Objective: Copy out all lines of the records in which the word "code" appears.

[Data listing]
****************
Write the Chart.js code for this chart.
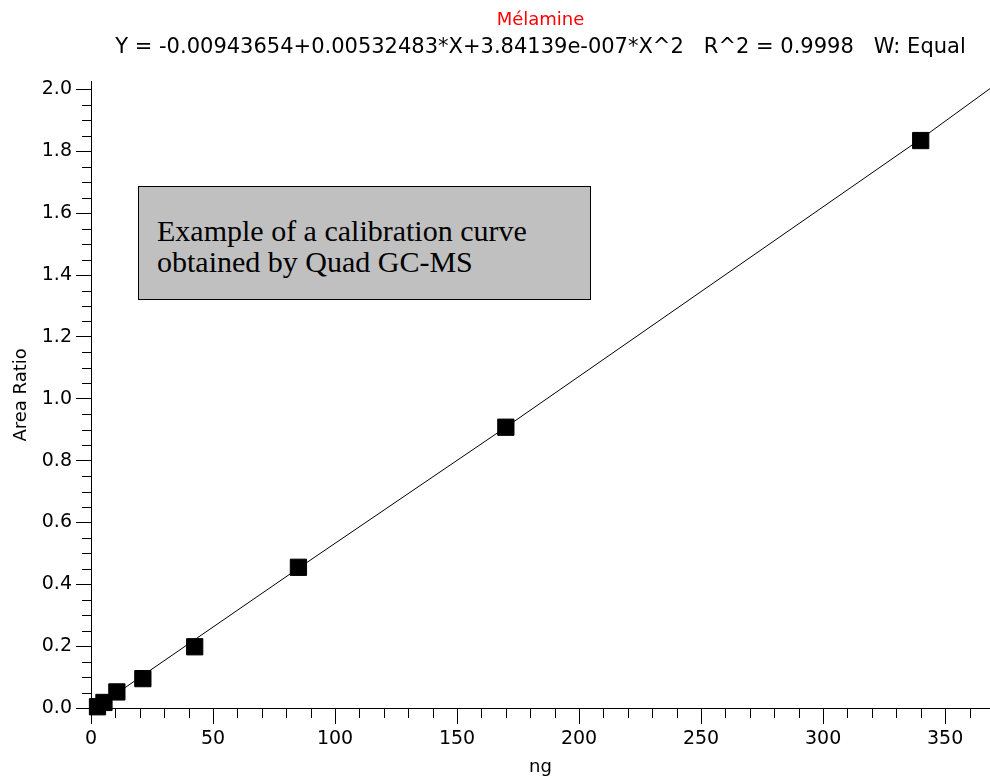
<!DOCTYPE html>
<html lang="fr">
<head>
<meta charset="UTF-8">
<title>Mélamine – calibration curve</title>
<script src="https://cdn.jsdelivr.net/npm/chart.js"></script>
<style>
  body { margin: 0; background: #fff; }
  #wrap { position: relative; width: 990px; height: 781px; }
  #note {
    position: absolute; left: 138px; top: 186px; width: 453px; height: 114px;
    box-sizing: border-box; background: #c0c0c0; border: 1px solid #000;
    font-family: "Liberation Serif", "Times New Roman", serif;
    font-size: 30px; line-height: 31px; color: #000;
    padding: 28px 0 0 18px;
  }
</style>
</head>
<body>
<div id="wrap">
  <canvas id="calChart" width="990" height="781"></canvas>
  <div id="note">Example of a calibration curve<br>obtained by Quad GC-MS</div>
</div>
<script>
// calibration standards (ng) and measured area ratios
const amounts = [2.66, 5.31, 10.6, 21.25, 42.5, 85, 170, 340];
const areaRatios = [0.004, 0.018, 0.052, 0.095, 0.198, 0.455, 0.908, 1.835];

// fitted curve
const fitX = [0, 85, 170, 340, 368.4];
const fitY = [-0.010, 0.452, 0.908, 1.840, 2.003];

const titleText = 'Mélamine';
const equationText = 'Y = -0.00943654+0.00532483*X+3.84139e-007*X^2   R^2 = 0.9998   W: Equal';

const X_MAX = 368.4, X_MAJOR = 50, X_MINOR = 10;
const Y_MAX = 2.025, Y_MAJOR = 0.2, Y_MINOR = 0.05;

const axisFont = { family: 'DejaVu Sans', size: 19 };

// small ticks between the labelled ones
const minorTicks = {
  id: 'minorTicks',
  beforeDatasetsDraw(chart) {
    const { ctx, scales: { x, y } } = chart;
    ctx.save();
    ctx.strokeStyle = '#000';
    ctx.lineWidth = 1;
    ctx.beginPath();
    for (let v = X_MINOR; v <= X_MAX; v += X_MINOR) {
      if (Math.abs(v / X_MAJOR - Math.round(v / X_MAJOR)) < 1e-6) continue;
      const px = Math.round(x.getPixelForValue(v)) + 0.5;
      ctx.moveTo(px, y.bottom);
      ctx.lineTo(px, y.bottom + 10);
    }
    for (let v = Y_MINOR; v <= Y_MAX; v += Y_MINOR) {
      if (Math.abs(v / Y_MAJOR - Math.round(v / Y_MAJOR)) < 1e-6) continue;
      const py = Math.round(y.getPixelForValue(v)) + 0.5;
      ctx.moveTo(x.left, py);
      ctx.lineTo(x.left - 9, py);
    }
    ctx.stroke();
    ctx.restore();
  }
};

new Chart(document.getElementById('calChart'), {
  type: 'scatter',
  data: {
    datasets: [{
      label: 'Standards',
      data: amounts.map((a, i) => ({ x: a, y: areaRatios[i] })),
      pointStyle: 'rect',
      pointRadius: 11.5,
      backgroundColor: '#000',
      borderColor: '#000',
      borderWidth: 1,
      showLine: false,
      clip: false,
      order: 0
    }, {
      label: 'Fit',
      data: fitX.map((a, i) => ({ x: a, y: fitY[i] })),
      showLine: true,
      pointRadius: 0,
      borderColor: '#000',
      borderWidth: 1,
      order: 1
    }]
  },
  options: {
    responsive: false,
    animation: false,
    layout: { autoPadding: false, padding: 0 },
    plugins: {
      legend: { display: false },
      tooltip: { enabled: false },
      title: {
        display: true, text: titleText, color: '#ff0000', fullSize: false,
        font: { family: 'DejaVu Sans', size: 18, weight: 'normal' },
        padding: { top: 10, bottom: 0 }
      },
      subtitle: {
        display: true, text: equationText, color: '#000', fullSize: false,
        font: { family: 'DejaVu Sans', size: 21 },
        padding: { top: 3, bottom: 22 }
      }
    },
    scales: {
      x: {
        type: 'linear', min: 0, max: X_MAX,
        ticks: { stepSize: X_MAJOR, includeBounds: false, color: '#000', font: axisFont, padding: 4, maxRotation: 0 },
        grid: { drawOnChartArea: false, drawTicks: true, tickLength: 16, tickColor: '#000', tickWidth: 1 },
        border: { display: true, color: '#000', width: 1 },
        title: { display: true, text: 'ng', color: '#000', font: { family: 'DejaVu Sans', size: 18 }, padding: { top: 0, bottom: 3 } },
        afterFit(scale) { scale.height = 73; }
      },
      y: {
        type: 'linear', min: 0, max: Y_MAX,
        ticks: { stepSize: Y_MAJOR, includeBounds: false, color: '#000', font: axisFont, padding: 4,
                 callback: v => v.toFixed(1) },
        grid: { drawOnChartArea: false, drawTicks: true, tickLength: 15, tickColor: '#000', tickWidth: 1 },
        border: { display: true, color: '#000', width: 1 },
        title: { display: true, text: 'Area Ratio', color: '#000', font: { family: 'DejaVu Sans', size: 18 }, padding: { top: 11, bottom: 4 } },
        afterFit(scale) { scale.width = 91; }
      }
    }
  },
  plugins: [minorTicks]
});
</script>
</body>
</html>
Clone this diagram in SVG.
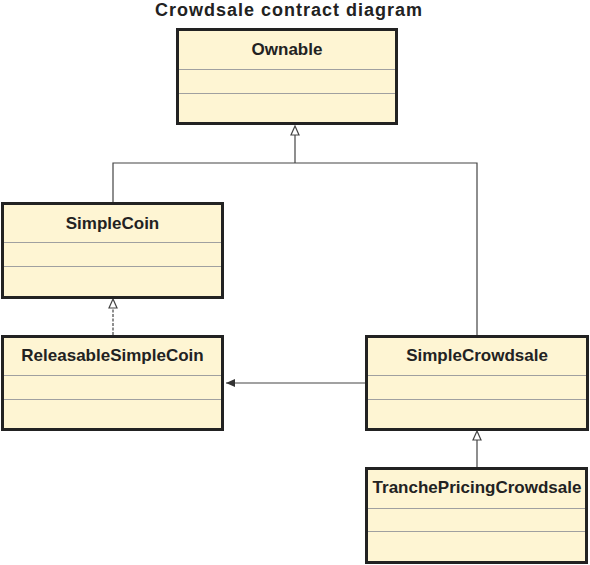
<svg xmlns="http://www.w3.org/2000/svg" width="590" height="565" viewBox="0 0 590 565">
<defs>
<style>
.box{fill:#fef5d3;stroke:#222;stroke-width:3}
.div{stroke:#a0a0a0;stroke-width:1}
.lbl{font-family:"Liberation Sans",Arial,sans-serif;font-weight:bold;font-size:17px;fill:#222;text-anchor:middle}
.title{font-family:"Liberation Sans",Arial,sans-serif;font-weight:bold;font-size:18px;fill:#222;text-anchor:middle}
.con{fill:none;stroke:#444;stroke-width:1.2}
.hollow{fill:#fff;stroke:#444;stroke-width:1.2}
</style>
<marker id="filled" markerWidth="10" markerHeight="8" refX="9" refY="4" orient="auto" markerUnits="userSpaceOnUse">
<path d="M0,0 L9,4 L0,8 z" fill="#333"/>
</marker>
</defs>
<rect width="590" height="565" fill="#fff"/>
<text class="title" x="288.5" y="16" textLength="267" lengthAdjust="spacing">Crowdsale contract diagram</text>

<g id="connectors">
<path class="con" d="M113,202 V163 H477 V335"/>
<path class="con" d="M295,163 V135"/>
<polygon class="hollow" points="295,126 291,135 299,135"/>
<path class="con" d="M113,335 V308" stroke-dasharray="3 1.5"/>
<polygon class="hollow" points="113,299 109,308 117,308"/>
<path class="con" d="M477,467 V440"/>
<polygon class="hollow" points="477,431 473,440 481,440"/>
<path class="con" d="M365,383 H226" marker-end="url(#filled)"/>
</g>

<g id="Ownable">
<rect class="box" x="177.5" y="29.5" width="219" height="94"/>
<line class="div" x1="179" y1="69.5" x2="395" y2="69.5"/>
<line class="div" x1="179" y1="93.5" x2="395" y2="93.5"/>
<text class="lbl" x="287" y="55">Ownable</text>
</g>

<g id="SimpleCoin">
<rect class="box" x="2.5" y="203.5" width="220" height="94"/>
<line class="div" x1="4" y1="242.5" x2="221" y2="242.5"/>
<line class="div" x1="4" y1="266.5" x2="221" y2="266.5"/>
<text class="lbl" x="112.5" y="229">SimpleCoin</text>
</g>

<g id="ReleasableSimpleCoin">
<rect class="box" x="2.5" y="336.5" width="220" height="93"/>
<line class="div" x1="4" y1="375.5" x2="221" y2="375.5"/>
<line class="div" x1="4" y1="399.5" x2="221" y2="399.5"/>
<text class="lbl" x="112.5" y="361">ReleasableSimpleCoin</text>
</g>

<g id="SimpleCrowdsale">
<rect class="box" x="366.5" y="336.5" width="221" height="93"/>
<line class="div" x1="368" y1="375.5" x2="586" y2="375.5"/>
<line class="div" x1="368" y1="399.5" x2="586" y2="399.5"/>
<text class="lbl" x="477" y="361">SimpleCrowdsale</text>
</g>

<g id="TranchePricingCrowdsale">
<rect class="box" x="366.5" y="468.5" width="220" height="94"/>
<line class="div" x1="368" y1="508.5" x2="585" y2="508.5"/>
<line class="div" x1="368" y1="531.5" x2="585" y2="531.5"/>
<text class="lbl" x="477" y="493">TranchePricingCrowdsale</text>
</g>
</svg>
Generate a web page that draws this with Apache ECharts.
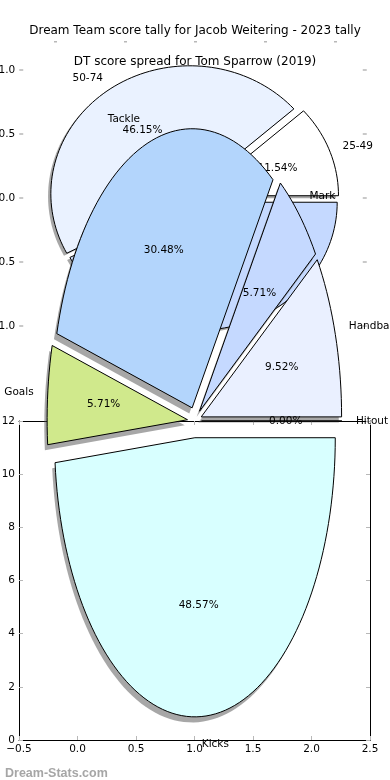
<!DOCTYPE html>
<html>
<head>
<meta charset="utf-8">
<script src="https://cdn.jsdelivr.net/npm/echarts@6/dist/echarts.min.js"></script>
<style>html,body{margin:0;padding:0;background:#fff}#c{width:390px;height:780px}</style>
</head>
<body>
<div id="c"></div>
<script>
// ---- data ----
const title1 = 'Dream Team score tally for Jacob Weitering - 2023 tally';
const title2 = 'DT score spread for Tom Sparrow (2019)';
const watermark = 'Dream-Stats.com';

// pie 2 (DT score spread), counterclockwise from 0°; the last two slices are hidden behind pie 3
const pie2Names = ['25-49', '50-74', '', ''];
const pie2Values = [11.54, 46.15, 19.23, 23.08];
const pie2PctLabels = ['11.54%', '46.15%', '', ''];
const pie2Explode = [0.05, 0.04, 0.0, 0.05];

// pie 3 (score tally), counterclockwise from 0°
const pie3Names = ['Handball', 'Mark', 'Tackle', 'Goals', 'Kicks', 'Hitout'];
const pie3Values = [9.52, 5.71, 30.48, 5.71, 48.57, 0.00];
const pie3PctLabels = ['9.52%', '5.71%', '30.48%', '5.71%', '48.57%', '0.00%'];
const pie3Explode = [0.05, 0.05, 0.05, 0.05, 0.06, 0.05];

// axis ticks
const bottomXTicks = [-0.5, 0.0, 0.5, 1.0, 1.5, 2.0, 2.5];
const bottomYTicks = [0, 2, 4, 6, 8, 10, 12];
const midYTicks = [-1.0, -0.5, 0.0, 0.5, 1.0];

// ---- styles ----
const pie2Colors = ['#ffffff', '#eaf2ff', '#d6e4ff', '#c5d9ff'];
const pie3Colors = ['#eaf0ff', '#c5d9ff', '#b3d5fc', '#d0e98c', '#d8ffff', '#ffffff'];
const FONT = 'DejaVu Sans';
const fmtNum = v => (v < 0 ? '\u2212' : '') + Math.abs(v).toFixed(1);

function makePie(names, values, pcts, explode, colors, geo) {
  const total = values.reduce((a, b) => a + b, 0);
  const starts = [];
  let acc = 0;
  values.forEach(v => { starts.push(acc / total * 360); acc += v; });
  return function (params, api) {
    const i = params.dataIndex;
    const a0 = starts[i];
    const a1 = a0 + values[i] / total * 360;
    const mid = (a0 + a1) / 2 * Math.PI / 180;
    const cx = geo.cx + explode[i] * geo.rx * Math.cos(mid);
    const cy = geo.cy + explode[i] * geo.ry * Math.sin(mid);
    const n = Math.max(2, Math.ceil((a1 - a0) / 2));
    const pts = [[cx, cy]];
    for (let k = 0; k <= n; k++) {
      const a = (a0 + (a1 - a0) * k / n) * Math.PI / 180;
      pts.push([cx + geo.rx * Math.cos(a), cy + geo.ry * Math.sin(a)]);
    }
    const px = pts.map(p => api.coord(p));
    const sh = pts.map(p => api.coord([p[0] - 0.02 * geo.rx, p[1] - 0.02 * geo.ry]));
    const lp = api.coord([cx + 1.1 * geo.rx * Math.cos(mid), cy + 1.1 * geo.ry * Math.sin(mid)]);
    const pp = api.coord([cx + 0.6 * geo.rx * Math.cos(mid), cy + 0.6 * geo.ry * Math.sin(mid)]);
    return {
      type: 'group',
      children: [
        { type: 'polygon', z2: 0, shape: { points: sh }, style: { fill: 'rgba(80,80,80,0.5)', stroke: null } },
        { type: 'polygon', z2: 10, shape: { points: px }, style: { fill: colors[i], stroke: '#000', lineWidth: 1 } },
        { type: 'text', z2: 20, x: lp[0], y: lp[1], style: { text: names[i], fill: '#000', fontFamily: FONT, fontSize: 10.5, align: Math.cos(mid) >= -1e-9 ? 'left' : 'right', verticalAlign: 'middle' } },
        { type: 'text', z2: 20, x: pp[0], y: pp[1], style: { text: pcts[i], fill: '#000', fontFamily: FONT, fontSize: 10.5, align: 'center', verticalAlign: 'middle' } }
      ]
    };
  };
}

const chart = echarts.init(document.getElementById('c'), null, { renderer: 'canvas' });
const tickGray = '#b8b8b8';
const labelStyle = { color: '#000', fontFamily: FONT, fontSize: 10.5 };
const frameLine = { show: true, onZero: false, lineStyle: { color: '#000', width: 1 } };

const option = {
  animation: false,
  backgroundColor: '#fff',
  title: [
    { text: title1, left: 'center', top: 20, textStyle: { fontFamily: FONT, fontSize: 12, fontWeight: 'normal', color: '#000' } },
    { text: title2, left: 'center', top: 51, textStyle: { fontFamily: FONT, fontSize: 12, fontWeight: 'normal', color: '#000' } },
    { text: watermark, left: 0, top: 762, textStyle: { fontFamily: 'Liberation Sans', fontSize: 12.5, fontWeight: 'bold', color: '#a6a6a6' } }
  ],
  grid: [
    { left: 55, right: 55, top: 41, height: 300, outerBoundsMode: 'none', containLabel: false },
    { left: 19.25, right: 23.25, top: 70, bottom: 454, outerBoundsMode: 'none', containLabel: false },
    { left: 19, right: 20, top: 421, bottom: 40, outerBoundsMode: 'none', containLabel: false }
  ],
  xAxis: [
    { gridIndex: 0, type: 'value', position: 'top', min: 0, max: 4, interval: 1,
      axisLine: { show: false, onZero: false }, splitLine: { show: false }, axisLabel: { show: false },
      axisTick: { show: true, inside: true, length: 1.5, lineStyle: { color: tickGray, width: 3 } } },
    { gridIndex: 1, type: 'value', min: -1.25, max: 1.25, interval: 0.25, show: false, axisLine: { onZero: false } },
    { gridIndex: 2, type: 'value', min: bottomXTicks[0], max: bottomXTicks[bottomXTicks.length - 1], interval: 0.5, position: 'bottom',
      axisLine: frameLine, splitLine: { show: false },
      axisTick: { inside: true, length: 4, lineStyle: { color: tickGray } },
      axisLabel: Object.assign({ margin: 4, formatter: fmtNum }, labelStyle) },
    { gridIndex: 2, type: 'value', min: bottomXTicks[0], max: bottomXTicks[bottomXTicks.length - 1], interval: 0.5, position: 'top',
      axisLine: frameLine, splitLine: { show: false },
      axisTick: { inside: true, length: 4, lineStyle: { color: tickGray } }, axisLabel: { show: false } }
  ],
  yAxis: [
    { gridIndex: 0, type: 'value', min: 0, max: 1, show: false, axisLine: { onZero: false } },
    { gridIndex: 1, type: 'value', min: midYTicks[0], max: midYTicks[midYTicks.length - 1], interval: 0.5, position: 'left',
      axisLine: { show: false, onZero: false }, splitLine: { show: false },
      axisTick: { show: true, inside: true, length: 4, lineStyle: { color: tickGray, width: 1.5 } },
      axisLabel: Object.assign({ margin: 4, formatter: fmtNum }, labelStyle) },
    { gridIndex: 1, type: 'value', min: midYTicks[0], max: midYTicks[midYTicks.length - 1], interval: 0.5, position: 'right',
      axisLine: { show: false, onZero: false }, splitLine: { show: false },
      axisTick: { show: true, inside: true, length: 4, lineStyle: { color: tickGray, width: 1.5 } }, axisLabel: { show: false } },
    { gridIndex: 2, type: 'value', min: bottomYTicks[0], max: bottomYTicks[bottomYTicks.length - 1], interval: 2, position: 'left',
      axisLine: frameLine, splitLine: { show: false },
      axisTick: { inside: true, length: 4, lineStyle: { color: tickGray } },
      axisLabel: Object.assign({ margin: 4 }, labelStyle) },
    { gridIndex: 2, type: 'value', min: bottomYTicks[0], max: bottomYTicks[bottomYTicks.length - 1], interval: 2, position: 'right',
      axisLine: frameLine, splitLine: { show: false },
      axisTick: { inside: true, length: 4, lineStyle: { color: tickGray } }, axisLabel: { show: false } }
  ],
  series: [
    {
      type: 'custom', name: 'DT score spread', xAxisIndex: 1, yAxisIndex: 1, z: 3, clip: false,
      data: pie2Values.map((v, i) => ({ name: pie2Names[i], value: [0, 0, v] })),
      renderItem: makePie(pie2Names, pie2Values, pie2PctLabels, pie2Explode, pie2Colors, { cx: 0, cy: 0, rx: 1, ry: 1 })
    },
    {
      type: 'custom', name: 'Score tally', xAxisIndex: 2, yAxisIndex: 3, z: 4, clip: false,
      data: pie3Values.map((v, i) => ({ name: pie3Names[i], value: [1, 12, v] })),
      renderItem: makePie(pie3Names, pie3Values, pie3PctLabels, pie3Explode, pie3Colors, { cx: 1, cy: 12, rx: 1.2, ry: 10.5 })
    }
  ]
};
chart.setOption(option);
</script>
</body>
</html>
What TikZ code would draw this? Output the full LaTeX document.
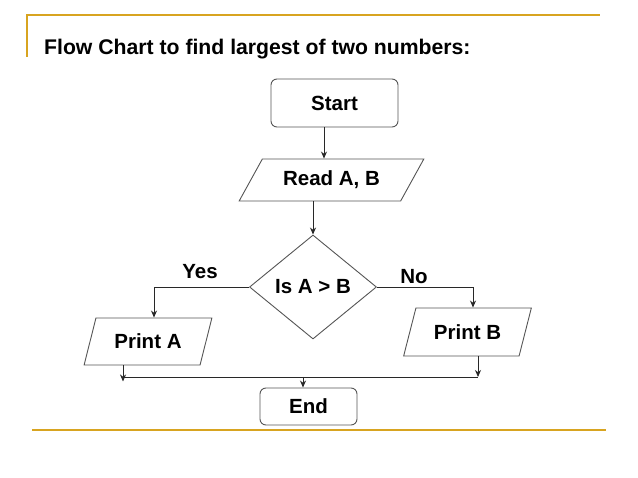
****************
In response:
Write the Chart.js code for this chart.
What TikZ code would draw this? Output the full LaTeX document.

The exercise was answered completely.